Monday, June 22, 2009

Knight Foundation Gives $5 Million Grant to Help Revitalize College Hill Corridor

Macon will take a major step toward revitalizing College Hill with a new $5 million grant from the John S. and James L. Knight Foundation. The grant includes $3 million to the Community Foundation of Central Georgia to fund residents’ best ideas for transforming the neighborhood, and $2 million to Mercer University to form the College Hill Alliance. Both programs are designed to reshape the city’s first neighborhoods into a vibrant college town connected by leafy roads and bike paths to the city’s downtown.

Mercer President William D. Underwood made the announcement Monday at Mercer Village, the first retail district to be restored in the College Hill Corridor. Underwood spoke nearly a year to the day after the Miami-based foundation awarded the university a planning grant for College Hill, which produced a community-driven master plan for the neighborhoods.

“For many years Knight Foundation has been a strong partner in efforts to revitalize some of Macon’s first neighborhoods,” President Underwood said. “This substantial grant – the foundation’s largest single grant to date in Macon – will be a major catalyst for implementing the master plan, for funding creative, transformational ideas from residents and organizations in the Corridor and for attracting private and public financing that will allow realization of the College Hill vision. Knight Foundation’s investment will leverage additional capital and will advance a physical and social resurgence in the historic and cultural heart of one of the South’s great cities.”

“Knight Foundation partners with our communities to create lasting transformational change,” said Beverly Blake, Knight program director for Macon, Columbus and Milledgeville. “We believe the College Hill initiative will serve as the catalyst for Macon’s renaissance.”

The Knight Neighborhood Challenge will invest in residents’ own ideas on ways to restore College Hill. A broad-based, competitive grant program, the challenge will fund the best ideas – small and large – that give College Hill a sense of place, spruce up its parks and public spaces or enhance the arts and entertainment scene, among several other priorities residents identified in town hall meetings. The effort also aims to get residents involved in College Hill through an array of civic and cultural projects.

Individuals or organizations can apply to the challenge, which will be administered by the Community Foundation of Central Georgia in cooperation with the College Hill Corridor Commission.

“With these grants Knight Foundation has once again proven its commitment to our community,” said Kathryn Dennis, president of the Community Foundation of Central Georgia. “We are appreciative of Knight Foundation’s generosity and look forward to working with Mercer and the College Hill Corridor Commission to ensure that this grant identifies and funds visionary ideas from the grassroots level.”

The College Hill Alliance, with offices in Mercer Village, will focus on accelerating neighborhood revitalization. Specifically, the alliance will implement the master plan that will beautify the area, create a business case to attract private investment to College Hill and seek additional funding for the neighborhood.
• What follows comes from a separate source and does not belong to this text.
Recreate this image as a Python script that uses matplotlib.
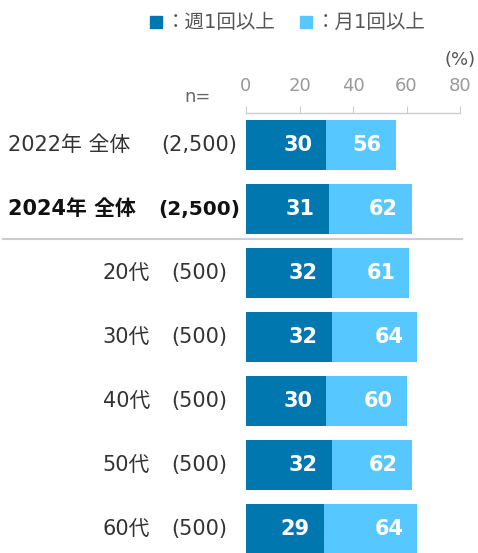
import matplotlib
matplotlib.use('Agg')
import matplotlib.pyplot as plt
from matplotlib.patches import Rectangle

plt.rcParams['font.family'] = ['DejaVu Sans', 'Noto Sans CJK JP']

names = ['2022年 全体', '2024年 全体', '20代', '30代', '40代', '50代', '60代']
counts = ['(2,500)', '(2,500)', '(500)', '(500)', '(500)', '(500)', '(500)']
weekly = [30, 31, 32, 32, 30, 32, 29]
monthly = [56, 62, 61, 64, 60, 62, 64]
ticks = [0, 20, 40, 60, 80]
legend_labels = ['：週1回以上', '：月1回以上']

dark = '#0077AF'
light = '#57C8FF'
text_col = '#333333'

W, H = 478, 553
fig = plt.figure(figsize=(W / 100, H / 100), dpi=100)
ax = fig.add_axes([246 / W, 0, 214 / W, (553 - 113) / H])

ypos = list(range(len(names)))
bh = 0.77
ax.barh(ypos, weekly, height=bh, color=dark, zorder=2)
ax.barh(ypos, [m - w for m, w in zip(monthly, weekly)], left=weekly,
        height=bh, color=light, zorder=2)

for y, w, m in zip(ypos, weekly, monthly):
    ax.annotate(str(w), (w, y), xytext=(-10, 0), textcoords='offset points',
                ha='right', va='center', color='white', fontsize=15,
                fontweight='bold')
    ax.annotate(str(m), (m, y), xytext=(-10, 0), textcoords='offset points',
                ha='right', va='center', color='white', fontsize=15,
                fontweight='bold')

ax.set_xlim(0, 80)
ax.set_ylim(6.375, -0.5)
ax.xaxis.tick_top()
ax.set_xticks(ticks)
ax.tick_params(axis='x', direction='out', length=5, color='#cccccc',
               labelcolor='#999999', labelsize=13, pad=8)
ax.set_yticks([])
for s in ['bottom', 'left', 'right']:
    ax.spines[s].set_visible(False)
ax.spines['top'].set_color('#cccccc')
ax.spines['top'].set_linewidth(1)

# row labels
for i, (nm, c) in enumerate(zip(names, counts)):
    bold = 'bold' if i == 1 else 'normal'
    col = '#111111' if i == 1 else text_col
    if i < 2:
        ax.annotate(nm, (8, i), xycoords=('figure pixels', 'data'),
                    ha='left', va='center', fontsize=15, color=col,
                    fontweight=bold)
    else:
        ax.annotate(nm, (150, i), xycoords=('figure pixels', 'data'),
                    ha='right', va='center', fontsize=15, color=col)
    ax.annotate(c, (199, i), xycoords=('figure pixels', 'data'),
                ha='center', va='center', fontsize=15 if i != 1 else 14.5,
                color=col, fontweight=bold)

# separator between totals and age groups
ax.axhline(1.47, xmin=(3 - 246) / 214, xmax=(462 - 246) / 214,
           color='#cccccc', lw=1.5, clip_on=False)

fig.text(198 / W, 1 - 97 / H, 'n=', ha='center', va='center',
         fontsize=13, color='#666666')
fig.text(445 / W, 1 - 60 / H, '(%)', ha='left', va='center',
         fontsize=13, color='#555555')

# legend
for x0, col, lab in [(150, dark, legend_labels[0]), (300, light, legend_labels[1])]:
    fig.add_artist(Rectangle((x0 / W, 1 - 28 / H), 12 / W, 12 / H,
                             transform=fig.transFigure, color=col))
    fig.text((x0 + 16) / W, 1 - 22 / H, lab, ha='left', va='center',
             fontsize=14, color='#555555')

plt.savefig('out.png', dpi=100)
plt.close()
The alliance also will fund a new round of grants for the highly successful Mercer-Knight Foundation Down Payment Assistance Program, which helps Mercer faculty and staff purchase homes in the Beall’s Hill, Huguenin Heights, Tattnall Place and Intown Macon historic districts.

“I’m delighted that Knight Foundation has provided this extremely generous grant to the College Hill Corridor initiative,” said Macon Mayor Robert A.B. Reichert. “The size of the grant is matched only by the enthusiasm of the College Hill Corridor Commission, and I’m confident that this will prompt additional investments of time, energy, and money that will transform this area.”

“Since we began our work two years ago, we’ve been so fortunate in our collaborations with all our neighbors — from longtime residents who saved these historic homes to the students who volunteer in the community and are just discovering its beauty,” said Sarah Gerwig-Moore, co-chair of the College Hill Corridor Commission and associate professor at Mercer’s Walter F. George School of Law. “Our public meetings were lively and engaged and it was truly remarkable to participate in such a collaborative and open process. But of course it is even more exciting to take this step toward implementing the plans we’ve been dreaming about, and none of this would have been possible without Knight Foundation’s support.”

The basic elements of the College Hill Corridor initiative were conceived in a Mercer Senior Capstone class taught by Dr. Peter Brown, senior vice provost and professor of philosophy and interdisciplinary studies, in the fall of 2006. A Community Foundation of Central Georgia grant, from its Knight Fund, allowed the students to travel to Washington, D.C., to meet with Richard Florida of the Creative Class Group to learn how they could help spur economic development in the College Hill area. Florida’s work focuses on diversity and creativity as basic drivers of innovation and regional and national growth. The students concluded that Macon was well positioned to recruit and grow creative service industries, such as graphic design, marketing and the arts, by retaining talented young people graduating from the city’s academic institutions.

Inspired by this visit, the Mercer students proposed a plan to make Macon more attractive to young professionals by connecting Mercer and the downtown area to create a “college town” atmosphere. In response, President Underwood and then Macon Mayor C. Jack Ellis formed the College Hill Corridor Commission in the spring of 2007 to make the idea a reality.